One way to put the point is to consider two different things that you believe wholeheartedly: one factual and the other moral. If they’re about objective questions, you should be able to admit that you might be wrong. For me, the factual one sounds sensible while the moral one doesn’t.

  1. I am convinced that there is such a thing as gravitational force but it is possible that I am mistaken.

  2. I am convinced that racial discrimination is wrong, but it is possible that I am mistaken.

I understand what is being imagined in sentence 1. Future scientists come up with a new theory that doesn’t have any place for gravitational forces. I don’t have the foggiest idea of what that theory would be; that’s why I’m convinced that gravity exists. But I have to concede that there could be such a theory. In fact, given the history of science, I would be a fool to deny it.

Sentence 2, by contrast, sounds very odd. What possibility am I imagining? How could someone discover that racial discrimination is actually OK? I’m not talking about coming up with cases where even I would concede that racial discrimination makes sense: I don’t think that Kenny is a good candidate for undercover work in Port-au-Prince, for example. Rather, I mean that someone shows I’m wrong to have thought that there is no fundamental difference in the value of people who belong to different races. I just don’t know what that would involve.

My attitudes make a lot of sense if morality is subjective rather than objective. If morality were objective, I would face the Abraham-Isaac problem: the objective moral truth could be horrible. If it’s subjective, then I can be assured that, whatever it is, it’s something that I will find acceptable.

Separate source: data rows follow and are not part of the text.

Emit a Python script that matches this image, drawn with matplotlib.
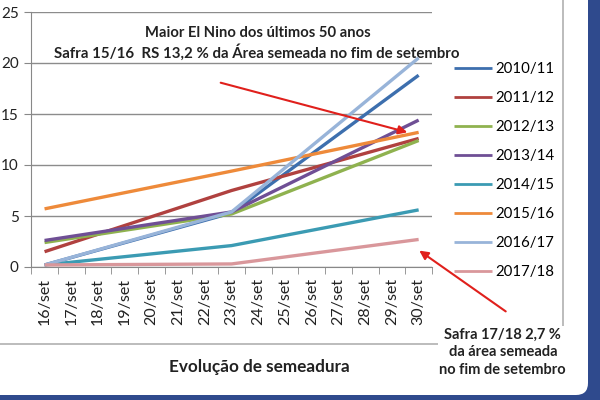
import matplotlib.pyplot as plt
from matplotlib.patches import FancyBboxPatch, FancyArrowPatch
from matplotlib.transforms import IdentityTransform

plt.rcParams['font.family'] = ['Lato', 'DejaVu Sans']

dias = ['16/set', '17/set', '18/set', '19/set', '20/set', '21/set', '22/set', '23/set',
        '24/set', '25/set', '26/set', '27/set', '28/set', '29/set', '30/set']
dias_lidos = ['16/set', '23/set', '30/set']

safras = ['2010/11', '2011/12', '2012/13', '2013/14', '2014/15', '2015/16', '2016/17', '2017/18']
s2010 = [0.2, 5.3, 18.8]
s2011 = [1.5, 7.5, 12.6]
s2012 = [2.4, 5.2, 12.4]
s2013 = [2.6, 5.4, 14.4]
s2014 = [0.2, 2.1, 5.6]
s2015 = [5.7, 9.4, 13.2]
s2016 = [0.2, 5.4, 20.5]
s2017 = [0.2, 0.3, 2.7]
valores = [s2010, s2011, s2012, s2013, s2014, s2015, s2016, s2017]

cores = ['#3d6fae', '#b0413f', '#8fb24f', '#6f4f95', '#3b9bb3', '#ee8a3a', '#98b4d9', '#d9979b']

fig = plt.figure(figsize=(6, 4), dpi=100)
fig.patch.set_facecolor('#2f4a8d')
# area branca do slide, moldura azul a direita e embaixo
fig.patches.append(FancyBboxPatch((-40, 5), 628, 430, boxstyle='round,pad=0,rounding_size=12',
                                  transform=IdentityTransform(), facecolor='white',
                                  edgecolor='none', zorder=-5))

ax = fig.add_axes([0.052, 0.3325, 0.668, 0.6375])
ax.set_facecolor('none')
xs = [dias.index(d) for d in dias_lidos]
for nome, v, c in zip(safras, valores, cores):
    ax.plot(xs, v, color=c, lw=2.4, label=nome, solid_capstyle='butt')

ax.set_ylim(0, 25)
ax.set_xlim(-0.5, len(dias) - 0.5)
ax.set_yticks(range(0, 26, 5))
ax.set_xticks(range(len(dias)))
ax.set_xticklabels(dias, rotation=90, fontsize=11.5, color='#222222')
ax.set_xticks([i - 0.5 for i in range(len(dias) + 1)], minor=True)
ax.tick_params(axis='x', which='major', length=0, pad=8)
ax.tick_params(axis='x', which='minor', length=5, color='#888888')
ax.tick_params(axis='y', length=5, color='#888888', labelsize=11, labelcolor='#222222', pad=4)
ax.grid(axis='y', color='#8c8c8c', lw=1)
ax.set_axisbelow(True)
for s in ['top', 'right']:
    ax.spines[s].set_visible(False)
for s in ['left', 'bottom']:
    ax.spines[s].set_color('#888888')

fig.legend(loc='upper left', bbox_to_anchor=(0.757, 0.845), frameon=False, fontsize=10.8,
           handlelength=2.5, handletextpad=0.25, labelspacing=1.0,
           borderpad=0, borderaxespad=0)
for ln in fig.legends[0].get_lines():
    ln.set_linewidth(2)

# linhas da moldura do grafico
fig.add_artist(plt.Line2D([0, 563 / 600], [1 - 344 / 400] * 2, color='#b0b0b0', lw=1.2))
fig.add_artist(plt.Line2D([563 / 600] * 2, [1 - 344 / 400, 1], color='#b0b0b0', lw=1.2))

fig.text(0.43, 1 - 33 / 400, 'Maior El Nino dos últimos 50 anos', ha='center', va='center',
         fontsize=10.6, fontweight='bold', color='#222222')
fig.text(0.428, 1 - 52 / 400, 'Safra 15/16  RS 13,2 % da Área semeada no fim de setembro',
         ha='center', va='center', fontsize=10.8, fontweight='bold', color='#222222')
fig.text(0.433, 1 - 367 / 400, 'Evolução de semeadura', ha='center', va='center',
         fontsize=12.3, fontweight='bold', color='#222222')
fig.text(0.838, 1 - 352 / 400, 'Safra 17/18 2,7 %\nda área semeada\nno fim de setembro',
         ha='center', va='center', fontsize=10.5, fontweight='bold', color='#222222',
         linespacing=1.32, bbox=dict(facecolor='white', edgecolor='none', pad=1))

seta = dict(arrowstyle='-|>', color='#e0201c', lw=1.5, mutation_scale=13)
fig.add_artist(FancyArrowPatch((218 / 600, 1 - 82 / 400), (410 / 600, 1 - 133 / 400),
                               transform=fig.transFigure, **seta))
fig.add_artist(FancyArrowPatch((508 / 600, 1 - 313 / 400), (417 / 600, 1 - 249 / 400),
                               transform=fig.transFigure, **seta))

fig.savefig('out.png', dpi=100)
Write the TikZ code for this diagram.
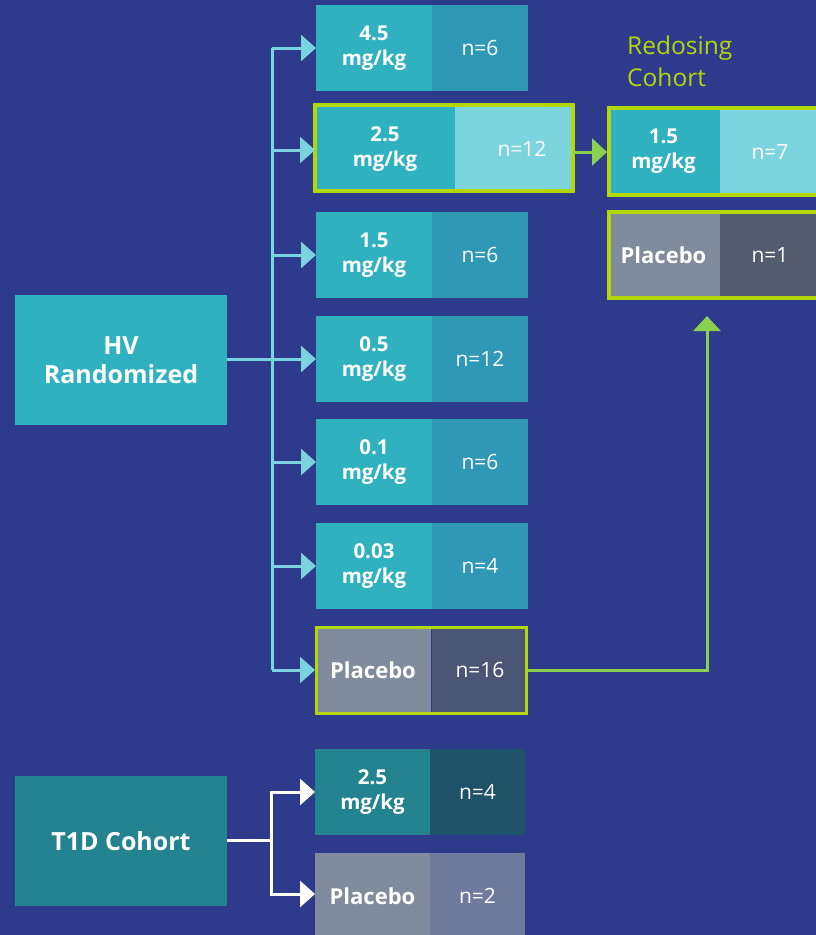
\documentclass[tikz,border=0pt]{standalone}
\usepackage{fontspec}
\setmainfont{Open Sans}
\usetikzlibrary{arrows.meta}
\definecolor{bg}{HTML}{2E3A8C}
\definecolor{tealc}{HTML}{2FB1C0}
\definecolor{bluec}{HTML}{2E98B5}
\definecolor{lcyan}{HTML}{7BD4DE}
\definecolor{limec}{HTML}{B4D70A}
\definecolor{greenc}{HTML}{8ACF4F}
\definecolor{conc}{HTML}{7BD3E0}
\definecolor{grayc}{HTML}{808B9E}
\definecolor{pdark}{HTML}{4B5574}
\definecolor{pdark2}{HTML}{525C6E}
\definecolor{t1d}{HTML}{23838E}
\definecolor{t1ddark}{HTML}{1D5268}
\definecolor{t1dpl}{HTML}{6F7B9D}
\tikzset{
  cell/.style={anchor=north west, inner sep=0pt, outer sep=0pt, text=white, align=center, minimum height=86pt},
  dose/.style={cell, fill=tealc, minimum width=116pt, font=\fontsize{20.5}{25}\selectfont\bfseries},
  plac/.style={dose, fill=grayc, font=\fontsize{22}{25}\selectfont\bfseries},
  cnt/.style={cell, fill=bluec, minimum width=96pt, font=\fontsize{21}{25}\selectfont},
  big/.style={anchor=north west, inner sep=0pt, outer sep=0pt, text=white, align=center, minimum width=212pt, minimum height=130pt, font=\fontsize{25}{29}\selectfont\bfseries},
  hl/.style={draw=limec, anchor=north west, inner sep=0pt, outer sep=0pt, fill=none},
  con/.style={draw=conc, line width=3pt, -{Triangle[length=15pt,width=26pt]}},
  gcon/.style={draw=greenc, line width=3pt, -{Triangle[length=15pt,width=27pt]}},
  wcon/.style={draw=white, line width=3pt, -{Triangle[length=15pt,width=26pt]}},
}
\begin{document}
\begin{tikzpicture}[x=1pt,y=-1pt]
\fill[bg] (0,0) rectangle (816,935);
\useasboundingbox (0,0) rectangle (816,935);

% left boxes
\node[big, fill=tealc] (hv) at (15,295) {HV\\Randomized};
\node[big, fill=t1d] (t1) at (15,776) {T1D Cohort};

% column rows
\node[dose] (d1) at (316,5) {4.5\\mg/kg};
\node[cnt]  (n1) at (432,5) {n=6};

\node[dose, minimum width=140pt, minimum height=88pt] (d2) at (315,105) {2.5\\mg/kg};
\node[cnt, fill=lcyan, minimum width=120pt, minimum height=88pt] (n2) at (455,105) {\hspace*{14pt}\raisebox{-4pt}{n=12}};
\node[hl, line width=4pt, minimum width=258pt, minimum height=86pt] (h2) at (315,105) {};

\node[dose] (d3) at (316,212) {1.5\\mg/kg};
\node[cnt]  (n3) at (432,212) {n=6};
\node[dose] (d4) at (316,316) {0.5\\mg/kg};
\node[cnt]  (n4) at (432,316) {n=12};
\node[dose] (d5) at (316,419) {0.1\\mg/kg};
\node[cnt]  (n5) at (432,419) {n=6};
\node[dose] (d6) at (316,523) {0.03\\mg/kg};
\node[cnt]  (n6) at (432,523) {n=4};

\node[plac, minimum height=88pt] (d7) at (315,626) {Placebo};
\node[cnt, fill=pdark, minimum height=88pt] (n7) at (432,626) {n=16};
\node[hl, line width=3pt, minimum width=210pt, minimum height=86pt] (h7) at (316.5,627.5) {};

% redosing
\node[anchor=north west, inner sep=0pt, text=limec, align=left, font=\fontsize{24.5}{32}\selectfont] (rt) at (627,36) {Redosing\\Cohort};
\node[dose, minimum width=113pt, minimum height=91pt] (r1) at (607,106) {1.5\\mg/kg};
\node[cnt, fill=lcyan, minimum width=100pt, minimum height=91pt] (rn1) at (720,106) {\raisebox{-6pt}{n=7}};
\node[hl, line width=4pt, minimum width=215pt, minimum height=87pt] (rh1) at (609,108) {};
\node[plac, minimum width=113pt, minimum height=90pt] (r2) at (607,210) {Placebo};
\node[cnt, fill=pdark2, minimum width=100pt, minimum height=90pt] (rn2) at (720,210) {n=1};
\node[hl, line width=4pt, minimum width=215pt, minimum height=86pt] (rh2) at (609,212) {};

% T1D rows
\node[dose, fill=t1d, minimum width=115pt] (t1a) at (315,749) {2.5\\mg/kg};
\node[cnt, fill=t1ddark, minimum width=95pt] (t1an) at (430,749) {n=4};
\node[plac, minimum width=115pt] (t1b) at (315,853) {Placebo};
\node[cnt, fill=t1dpl, minimum width=95pt] (t1bn) at (430,853) {n=2};

% HV bus
\coordinate (bt) at (272,48);
\coordinate (bb) at (272,670);
\draw[draw=conc, line width=3pt] (bt) -- (bb);
\draw[con] (bt) -- (d1.west |- bt);
\draw[con] (272,150) -- (h2.west |- 0,150);
\draw[con] (272,255) -- (d3.west);
\draw[con] (hv.east |- d4.west) -- (d4.west);
\draw[con] (272,462) -- (d5.west);
\draw[con] (272,566) -- (d6.west);
\draw[con] (bb) -- (d7.west |- bb);

% redosing arrow
\draw[gcon] (573,152) -- (r1.west |- 0,152);
\coordinate (gc) at (707,670);
\draw[gcon] (528,670) -- (gc) -- (707,316);

% T1D connectors
\coordinate (tc) at (271,840);
\draw[draw=white, line width=3pt] (t1.east |- tc) -- (tc);
\draw[wcon] (tc) |- (t1a.west);
\draw[wcon] (tc) |- (t1b.west |- 0,894);
\end{tikzpicture}
\end{document}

That can’t be the final word. We would like to know more about how moral thinking is constrained. There has to be a difference between thinking that you’re right and really getting it right and it’s not at all clear that we could draw that distinction if subjectivism were true. Being right seems far too easy on the subjectivist view: all there is to it is sincerely believing you’re right. That can’t be enough. Nonetheless, speaking for myself, I still find this point extremely interesting. You would think that we would have the greatest confidence in our moral beliefs if there was an objective moral truth. But if Williams is right, the opposite is the case. You get the greatest confidence if morality is subjective. How about that?

Key Points

There’s really only one big concept here: the mid-air position.

  1. How does Williams use it to distinguish between factual and moral beliefs?
  2. Would it be a bad thing for morality if there were no moral mid-air position?


Williams, Bernard. 1972. Morality: An Introduction to Ethics. Cambridge: Cambridge University Press.